● SUPPLIED MATERIAL
* Begin *

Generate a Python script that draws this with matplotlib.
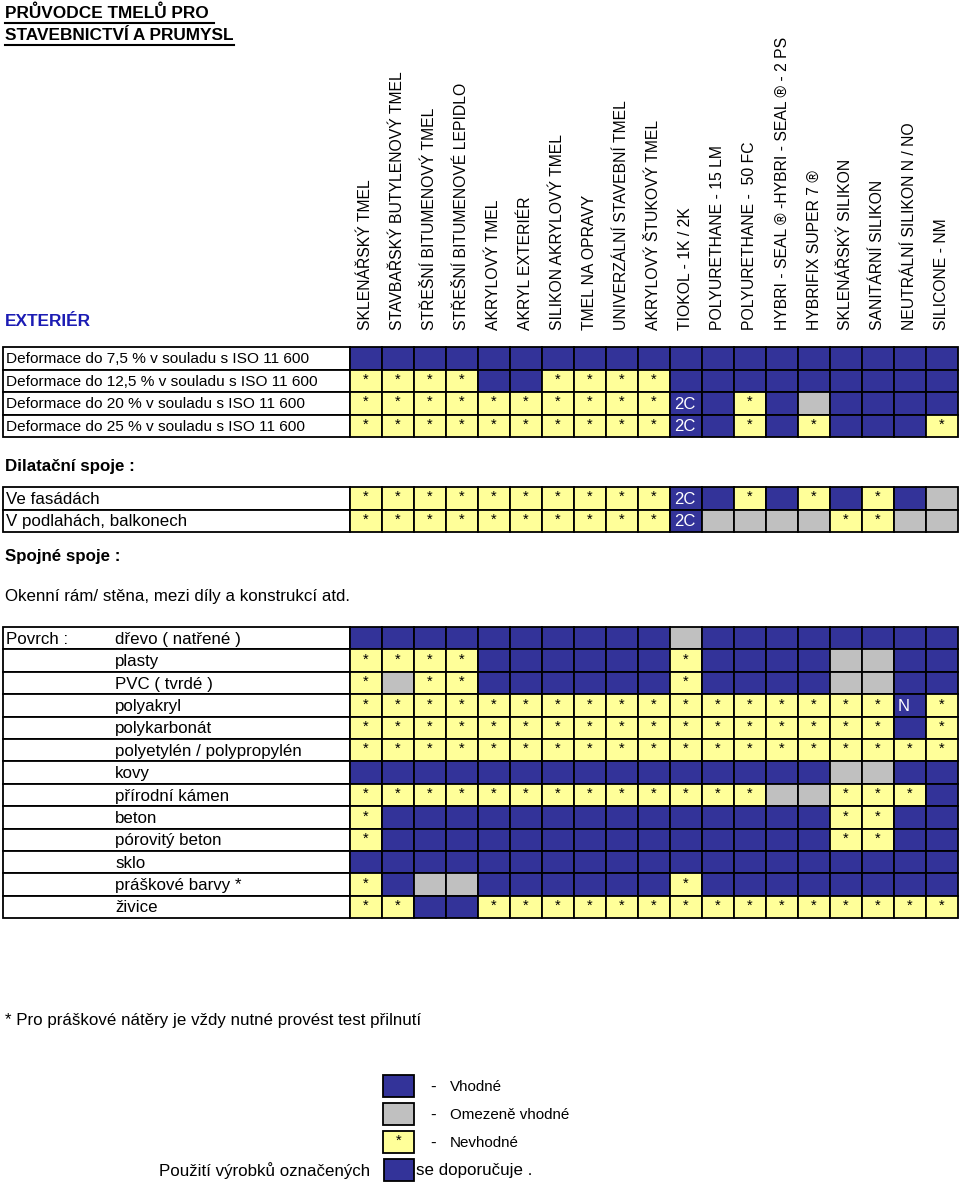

* End *
* Begin *

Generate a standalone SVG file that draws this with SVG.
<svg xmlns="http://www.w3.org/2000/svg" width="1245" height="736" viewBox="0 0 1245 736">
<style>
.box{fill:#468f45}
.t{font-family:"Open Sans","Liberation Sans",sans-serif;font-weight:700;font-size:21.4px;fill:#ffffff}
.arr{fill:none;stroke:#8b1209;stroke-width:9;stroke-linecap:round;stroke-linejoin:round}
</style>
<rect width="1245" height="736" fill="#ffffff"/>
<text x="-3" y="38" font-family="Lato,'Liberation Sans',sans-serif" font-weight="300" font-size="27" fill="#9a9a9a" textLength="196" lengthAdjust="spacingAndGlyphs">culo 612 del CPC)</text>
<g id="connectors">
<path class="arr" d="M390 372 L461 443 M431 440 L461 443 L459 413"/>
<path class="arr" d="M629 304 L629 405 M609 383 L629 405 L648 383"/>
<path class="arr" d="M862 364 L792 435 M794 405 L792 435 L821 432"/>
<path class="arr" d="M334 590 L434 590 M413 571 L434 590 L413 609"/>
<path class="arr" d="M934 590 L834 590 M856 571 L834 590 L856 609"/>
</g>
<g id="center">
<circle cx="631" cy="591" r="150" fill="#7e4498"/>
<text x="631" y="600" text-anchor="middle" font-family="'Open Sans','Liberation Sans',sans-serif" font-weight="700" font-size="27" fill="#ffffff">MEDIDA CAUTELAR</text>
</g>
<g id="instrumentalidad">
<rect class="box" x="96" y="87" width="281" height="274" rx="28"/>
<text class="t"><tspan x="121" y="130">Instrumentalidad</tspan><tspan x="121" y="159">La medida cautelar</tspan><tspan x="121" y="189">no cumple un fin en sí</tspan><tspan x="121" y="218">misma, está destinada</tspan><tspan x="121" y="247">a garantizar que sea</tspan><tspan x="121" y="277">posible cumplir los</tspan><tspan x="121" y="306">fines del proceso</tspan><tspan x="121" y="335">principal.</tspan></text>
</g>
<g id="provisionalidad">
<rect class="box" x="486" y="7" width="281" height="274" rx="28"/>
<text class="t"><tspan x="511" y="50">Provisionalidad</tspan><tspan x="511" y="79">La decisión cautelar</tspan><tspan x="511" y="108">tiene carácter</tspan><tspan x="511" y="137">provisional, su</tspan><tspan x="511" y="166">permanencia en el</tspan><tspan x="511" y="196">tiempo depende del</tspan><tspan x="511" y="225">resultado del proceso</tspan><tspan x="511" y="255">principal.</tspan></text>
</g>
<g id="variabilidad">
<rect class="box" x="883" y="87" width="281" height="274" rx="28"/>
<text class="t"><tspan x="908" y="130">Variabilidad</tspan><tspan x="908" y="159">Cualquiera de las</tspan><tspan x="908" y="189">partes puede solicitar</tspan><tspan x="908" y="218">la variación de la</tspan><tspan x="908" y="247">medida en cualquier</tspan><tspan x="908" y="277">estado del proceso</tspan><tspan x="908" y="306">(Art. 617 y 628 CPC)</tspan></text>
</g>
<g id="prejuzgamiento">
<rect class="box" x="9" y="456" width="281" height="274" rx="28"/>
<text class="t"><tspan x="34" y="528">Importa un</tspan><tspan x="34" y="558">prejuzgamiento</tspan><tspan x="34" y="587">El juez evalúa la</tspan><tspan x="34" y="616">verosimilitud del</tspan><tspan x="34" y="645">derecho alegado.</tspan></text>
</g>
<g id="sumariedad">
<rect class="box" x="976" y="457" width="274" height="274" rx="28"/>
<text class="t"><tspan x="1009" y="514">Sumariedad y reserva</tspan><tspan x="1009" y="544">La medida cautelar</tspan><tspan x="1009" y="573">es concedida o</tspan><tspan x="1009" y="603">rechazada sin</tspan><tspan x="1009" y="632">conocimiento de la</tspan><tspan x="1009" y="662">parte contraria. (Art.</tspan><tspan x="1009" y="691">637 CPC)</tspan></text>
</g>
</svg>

* End *
* Begin *

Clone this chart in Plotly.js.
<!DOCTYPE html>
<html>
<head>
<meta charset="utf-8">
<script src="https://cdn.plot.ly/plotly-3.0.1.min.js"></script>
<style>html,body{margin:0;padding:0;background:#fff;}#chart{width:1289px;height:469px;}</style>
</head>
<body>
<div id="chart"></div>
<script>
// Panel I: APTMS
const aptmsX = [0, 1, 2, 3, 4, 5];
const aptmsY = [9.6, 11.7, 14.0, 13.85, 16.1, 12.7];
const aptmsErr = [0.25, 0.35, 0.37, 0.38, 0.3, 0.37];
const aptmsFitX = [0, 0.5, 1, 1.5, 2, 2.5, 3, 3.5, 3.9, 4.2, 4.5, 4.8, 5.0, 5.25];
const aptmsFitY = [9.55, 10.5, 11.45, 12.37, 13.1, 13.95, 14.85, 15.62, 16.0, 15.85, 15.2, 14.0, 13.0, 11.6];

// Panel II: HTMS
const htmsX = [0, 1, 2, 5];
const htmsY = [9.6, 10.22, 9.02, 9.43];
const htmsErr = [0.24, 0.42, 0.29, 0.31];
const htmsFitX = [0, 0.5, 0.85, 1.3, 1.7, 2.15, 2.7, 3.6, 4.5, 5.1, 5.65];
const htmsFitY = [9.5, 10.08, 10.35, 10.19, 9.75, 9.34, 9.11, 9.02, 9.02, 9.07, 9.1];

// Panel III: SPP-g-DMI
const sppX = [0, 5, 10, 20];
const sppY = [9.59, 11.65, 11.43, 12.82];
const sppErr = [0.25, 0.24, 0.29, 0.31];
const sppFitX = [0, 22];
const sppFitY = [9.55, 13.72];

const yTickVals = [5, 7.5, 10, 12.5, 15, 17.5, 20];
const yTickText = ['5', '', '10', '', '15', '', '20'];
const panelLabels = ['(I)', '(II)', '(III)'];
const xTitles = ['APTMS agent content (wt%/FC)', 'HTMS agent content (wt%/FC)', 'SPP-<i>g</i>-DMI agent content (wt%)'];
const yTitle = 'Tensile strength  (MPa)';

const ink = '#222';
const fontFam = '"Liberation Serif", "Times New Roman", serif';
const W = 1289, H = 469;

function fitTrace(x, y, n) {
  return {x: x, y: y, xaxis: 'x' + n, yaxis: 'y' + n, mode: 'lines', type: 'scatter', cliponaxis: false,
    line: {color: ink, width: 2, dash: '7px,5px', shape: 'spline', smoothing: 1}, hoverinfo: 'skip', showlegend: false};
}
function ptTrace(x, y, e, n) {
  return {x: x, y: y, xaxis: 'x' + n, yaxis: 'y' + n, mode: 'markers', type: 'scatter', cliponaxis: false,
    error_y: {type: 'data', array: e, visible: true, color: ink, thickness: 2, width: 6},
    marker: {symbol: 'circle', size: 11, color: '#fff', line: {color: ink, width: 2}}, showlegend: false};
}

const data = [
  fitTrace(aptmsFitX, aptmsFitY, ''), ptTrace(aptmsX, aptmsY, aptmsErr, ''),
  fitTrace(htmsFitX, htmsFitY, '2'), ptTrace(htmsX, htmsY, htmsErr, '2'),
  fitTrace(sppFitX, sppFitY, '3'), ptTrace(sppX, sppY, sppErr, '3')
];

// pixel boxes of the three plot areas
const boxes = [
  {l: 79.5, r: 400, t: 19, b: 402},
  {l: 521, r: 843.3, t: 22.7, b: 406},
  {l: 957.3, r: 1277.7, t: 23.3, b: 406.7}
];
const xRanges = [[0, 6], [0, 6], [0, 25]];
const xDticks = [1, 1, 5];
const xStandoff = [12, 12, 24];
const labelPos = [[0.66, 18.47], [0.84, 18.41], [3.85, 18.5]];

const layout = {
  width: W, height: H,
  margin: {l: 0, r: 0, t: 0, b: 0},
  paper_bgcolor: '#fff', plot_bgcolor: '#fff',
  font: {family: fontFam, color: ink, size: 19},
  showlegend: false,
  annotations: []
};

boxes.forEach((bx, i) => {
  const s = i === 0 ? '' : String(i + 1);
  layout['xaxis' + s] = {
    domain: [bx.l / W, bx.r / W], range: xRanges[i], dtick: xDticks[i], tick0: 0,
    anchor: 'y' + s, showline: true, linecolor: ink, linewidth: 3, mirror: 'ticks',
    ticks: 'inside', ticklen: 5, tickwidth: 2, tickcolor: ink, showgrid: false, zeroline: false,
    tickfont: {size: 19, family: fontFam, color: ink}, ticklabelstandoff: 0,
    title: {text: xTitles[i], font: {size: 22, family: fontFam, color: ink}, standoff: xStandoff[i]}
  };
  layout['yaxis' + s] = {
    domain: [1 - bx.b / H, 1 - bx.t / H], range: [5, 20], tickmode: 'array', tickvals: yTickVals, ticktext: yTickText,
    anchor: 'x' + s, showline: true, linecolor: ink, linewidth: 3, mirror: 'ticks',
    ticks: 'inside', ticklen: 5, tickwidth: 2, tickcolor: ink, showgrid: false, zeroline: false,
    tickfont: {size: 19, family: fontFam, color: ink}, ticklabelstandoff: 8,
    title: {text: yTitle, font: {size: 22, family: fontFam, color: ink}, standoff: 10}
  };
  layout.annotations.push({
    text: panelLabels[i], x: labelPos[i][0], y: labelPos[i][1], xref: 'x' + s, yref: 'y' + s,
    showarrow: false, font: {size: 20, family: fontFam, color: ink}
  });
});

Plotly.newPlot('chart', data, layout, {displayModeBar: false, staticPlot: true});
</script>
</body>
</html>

* End *

● THE REQUEST
Write down exactly the span of lines above from the one containing "Clone this chart in Plotly.js." to the one containing "const W = 1289, H = 469;", both ends included.

● RESULT OF THIS TASK
Clone this chart in Plotly.js.
<!DOCTYPE html>
<html>
<head>
<meta charset="utf-8">
<script src="https://cdn.plot.ly/plotly-3.0.1.min.js"></script>
<style>html,body{margin:0;padding:0;background:#fff;}#chart{width:1289px;height:469px;}</style>
</head>
<body>
<div id="chart"></div>
<script>
// Panel I: APTMS
const aptmsX = [0, 1, 2, 3, 4, 5];
const aptmsY = [9.6, 11.7, 14.0, 13.85, 16.1, 12.7];
const aptmsErr = [0.25, 0.35, 0.37, 0.38, 0.3, 0.37];
const aptmsFitX = [0, 0.5, 1, 1.5, 2, 2.5, 3, 3.5, 3.9, 4.2, 4.5, 4.8, 5.0, 5.25];
const aptmsFitY = [9.55, 10.5, 11.45, 12.37, 13.1, 13.95, 14.85, 15.62, 16.0, 15.85, 15.2, 14.0, 13.0, 11.6];

// Panel II: HTMS
const htmsX = [0, 1, 2, 5];
const htmsY = [9.6, 10.22, 9.02, 9.43];
const htmsErr = [0.24, 0.42, 0.29, 0.31];
const htmsFitX = [0, 0.5, 0.85, 1.3, 1.7, 2.15, 2.7, 3.6, 4.5, 5.1, 5.65];
const htmsFitY = [9.5, 10.08, 10.35, 10.19, 9.75, 9.34, 9.11, 9.02, 9.02, 9.07, 9.1];

// Panel III: SPP-g-DMI
const sppX = [0, 5, 10, 20];
const sppY = [9.59, 11.65, 11.43, 12.82];
const sppErr = [0.25, 0.24, 0.29, 0.31];
const sppFitX = [0, 22];
const sppFitY = [9.55, 13.72];

const yTickVals = [5, 7.5, 10, 12.5, 15, 17.5, 20];
const yTickText = ['5', '', '10', '', '15', '', '20'];
const panelLabels = ['(I)', '(II)', '(III)'];
const xTitles = ['APTMS agent content (wt%/FC)', 'HTMS agent content (wt%/FC)', 'SPP-<i>g</i>-DMI agent content (wt%)'];
const yTitle = 'Tensile strength  (MPa)';

const ink = '#222';
const fontFam = '"Liberation Serif", "Times New Roman", serif';
const W = 1289, H = 469;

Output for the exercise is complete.